Dunno if you’re aware, but there’s also Fedora’s Atomic Desktop, which is actually more similar to Steam OS, as far as I can tell. Built on top is Universal Blue, which includes an actual Steam OS remix called “Bazzite”.
Conceptually, it is very different from NixOS, with image-based updates and all.
When I started down this path in November, there wasn't a clear choice between Bazzite and NixOS. Seems like a lot of people have chosen Bazzite, but since I have Nix working, I don't really have an incentive to change.
> Little stuff like changing your timezone seems to require a NixOS rebuild (which requires a keyboard).
You mean setting the timezone (going and writing `time.timeZone = "whatever";`)? Because actually doing the rebuild (`nixos-rebuild switch`) would be easy enough to make a button for if you wanted (just make a .desktop file that runs the rebuild command).
What I love about NixOS is the ability to configure my entire system in one place. What I hate is the Nix language itself - you’ll get used to it, but only because you have no other real choice.
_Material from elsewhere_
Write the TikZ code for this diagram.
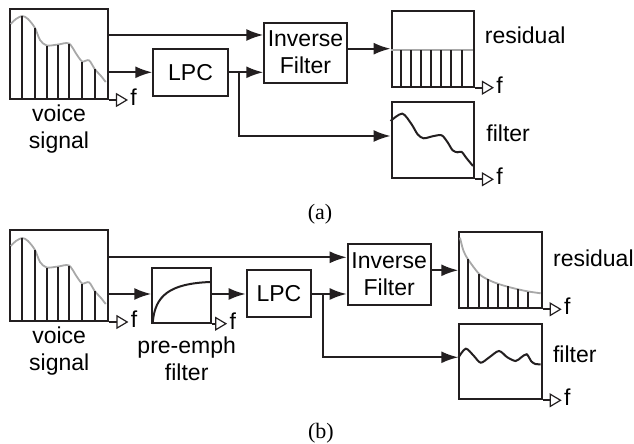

I really want to switch to NixOS at one point. I’ve had a try about a month ago but having not read much documentation beforehand, it took too much time for me to get everything the way I wanted. Fedora with Hyprland has been working just fine for me so maybe I’ll hold off until things become easier.
I'm not even sure what that would look like. Nix is such a departure from other Linuxen that I don't think it will magically become easier; I expect you'll always need to understand Nix to use it. Maybe better syntax highlighting etc. would help?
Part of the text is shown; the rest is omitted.